Stock Markets May 21, 2026 02:50 PM

Waymo Suspends Atlanta Robotaxi Operations After Vehicle Enters Flooded Roadway

Company retrieves vehicle and works on software updates after second weather-related pause following San Antonio incident

By Derek Hwang GOOGL

Waymo paused its robotaxi service in Atlanta after an unoccupied autonomous vehicle drove into a flooded street. The company recovered the vehicle and removed it from the scene. This follows an earlier pause in San Antonio and a recent recall of 3,791 vehicles to address software that could allow continued driving into potentially untraversable flooded lanes. Waymo is monitoring weather and road conditions and is developing additional software updates before restoring Atlanta service, which is provided through a partnership with Uber.

Waymo Suspends Atlanta Robotaxi Operations After Vehicle Enters Flooded Roadway
GOOGL

Key Points

  • Waymo suspended robotaxi operations in Atlanta after an unoccupied vehicle drove into a flooded road; the vehicle was recovered and removed.
  • This is the second city-level pause following a San Antonio incident in late April involving a vehicle swept into a creek.
  • Waymo recalled 3,791 vehicles to fix a software issue that could allow robotaxis to continue driving toward potentially untraversable flooded lanes; the company is working on further updates and monitoring weather before resuming service. Sectors impacted include autonomous mobility, ride-hailing partnerships, and urban transportation services.

Waymo has halted its autonomous taxi operations in Atlanta after an empty vehicle drove into a flooded roadway on Wednesday, a company spokesperson said. The company recovered the vehicle and removed it from the scene, and operations remain suspended while Waymo evaluates conditions.

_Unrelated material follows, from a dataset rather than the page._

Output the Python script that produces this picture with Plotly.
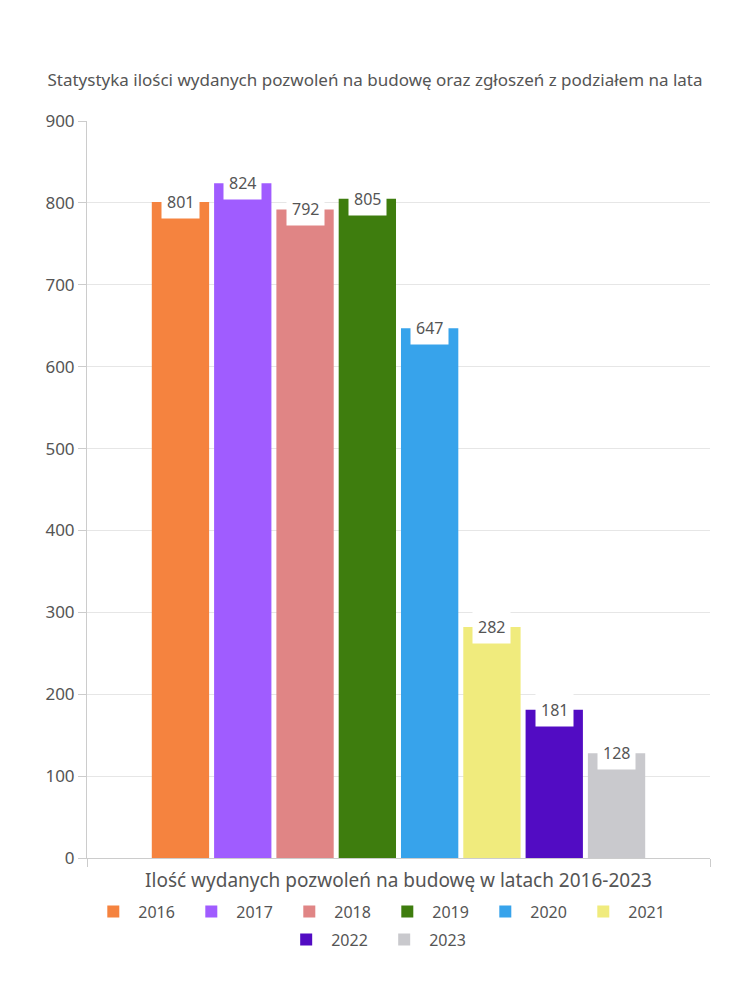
import plotly.graph_objects as go

category = "Ilość wydanych pozwoleń na budowę w latach 2016-2023"
years = ["2016", "2017", "2018", "2019", "2020", "2021", "2022", "2023"]
values = [801, 824, 792, 805, 647, 282, 181, 128]
colors = ["#F5833F", "#A05CFF", "#E08585", "#3E7D0E", "#37A3EB",
          "#F0EB7D", "#520CC3", "#C9C9CD"]
y_ticks = [0, 100, 200, 300, 400, 500, 600, 700, 800, 900]

FONT = "Noto Sans"
TXT = "#555555"
BARGAP = 0.2

fig = go.Figure()
for i, (yr, v, c) in enumerate(zip(years, values, colors)):
    fig.add_trace(go.Bar(
        x=[category], y=[v], name=yr,
        marker=dict(color=c, line=dict(width=0)),
        hoverinfo="y+name",
        legend="legend" if i < 6 else "legend2",
    ))

n = len(years)
slot = (1 - BARGAP) / n
for i, v in enumerate(values):
    fig.add_annotation(
        x=-(1 - BARGAP) / 2 + (i + 0.5) * slot, y=v, xref="x", yref="y",
        text=str(v), showarrow=False, yanchor="middle",
        bgcolor="white", borderpad=5,
        font=dict(family=FONT, size=16, color=TXT),
    )

legend_common = dict(
    orientation="h", xanchor="center", yanchor="top",
    font=dict(family=FONT, size=16, color=TXT),
    itemwidth=40, entrywidth=43, traceorder="normal",
)

fig.update_layout(
    width=750, height=1000,
    margin=dict(l=87, r=40, t=121, b=142, autoexpand=False),
    paper_bgcolor="white", plot_bgcolor="white",
    barmode="group", bargap=BARGAP, bargroupgap=0.08,
    font=dict(family=FONT, color=TXT),
    title=dict(text="Statystyka ilości wydanych pozwoleń na budowę oraz zgłoszeń z podziałem na lata",
               x=0.5, xanchor="center", y=0.92, yref="container", yanchor="middle",
               font=dict(family=FONT, size=17, color=TXT)),
    xaxis=dict(
        type="category", tickson="boundaries", ticks="outside", ticklen=8,
        tickcolor="#cccccc", showticklabels=False, showgrid=True,
        gridcolor="#e0e0e0", showline=True, linecolor="#cccccc",
        title=dict(text=category, standoff=15,
                   font=dict(family=FONT, size=19, color=TXT)),
    ),
    yaxis=dict(
        range=[0, 900], tickvals=y_ticks, ticks="outside", ticklen=8,
        tickcolor="#cccccc", gridcolor="#e6e6e6", showline=True,
        linecolor="#cccccc", zeroline=False,
        tickfont=dict(family=FONT, size=17, color=TXT),
    ),
    legend=dict(x=0.474, y=-0.0495, **legend_common),
    legend2=dict(x=0.469, y=-0.0875, **legend_common),
    showlegend=True,
)

fig.write_html("out.html")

This interruption in Atlanta is the second known pause of Waymo's services triggered by severe-weather encounters. The autonomous-unit of Alphabet Inc. previously suspended its San Antonio service in late April after an unoccupied vehicle entered a flooded lane and was carried into a creek.

In response to that earlier incident, Waymo recalled 3,791 vehicles last week to address a software defect that could cause robotaxis to continue driving instead of stopping when they detect a flooded lane that may be untraversable. The recall and the Atlanta suspension are directly connected to the company's ongoing work to refine its flood-related operational safeguards.

Waymo noted that the vehicle in Atlanta encountered the flooded roadway before the National Weather Service had issued any flash-flooding alerts in that area. The company uses those weather service alerts as part of the criteria that guide its decisions about operating in flood conditions, and it continues to monitor such alerts to shape operational plans.

Following the San Antonio event, Waymo said it tightened its extreme-weather procedures and is developing further software updates intended to improve autonomous performance around flooded roadways. The company did not provide a timeline for when the Atlanta service will resume but said it will monitor weather and road conditions and make a determination when it is safe to restart service.

Waymo's Atlanta robotaxi rides are offered through the Uber app under the companies' partnership. The suspension means those on-demand autonomous trips through that channel will remain unavailable until Waymo deems conditions and software mitigations sufficient to resume safe operations.


Context and operational notes:

  • Waymo recovered the unoccupied vehicle from the flooded site and removed it from the scene.
  • The company has initiated software-level work and has previously refined extreme-weather operations after the San Antonio incident.
  • Service resumption in Atlanta will depend on continuous monitoring of weather and road conditions and completion of additional software updates.

Risks

  • Further service suspensions if software issues or flood-related detection failures persist - this affects the autonomous vehicle and ride-hailing sectors.
  • Unpredictable flood conditions and timing of weather alerts could lead to additional incidents before mitigations are fully deployed - this impacts public safety management and urban transport operations.
  • Operational and partnership disruption for services delivered through third-party platforms, such as the Uber app, until Waymo completes software updates and deems conditions safe to resume.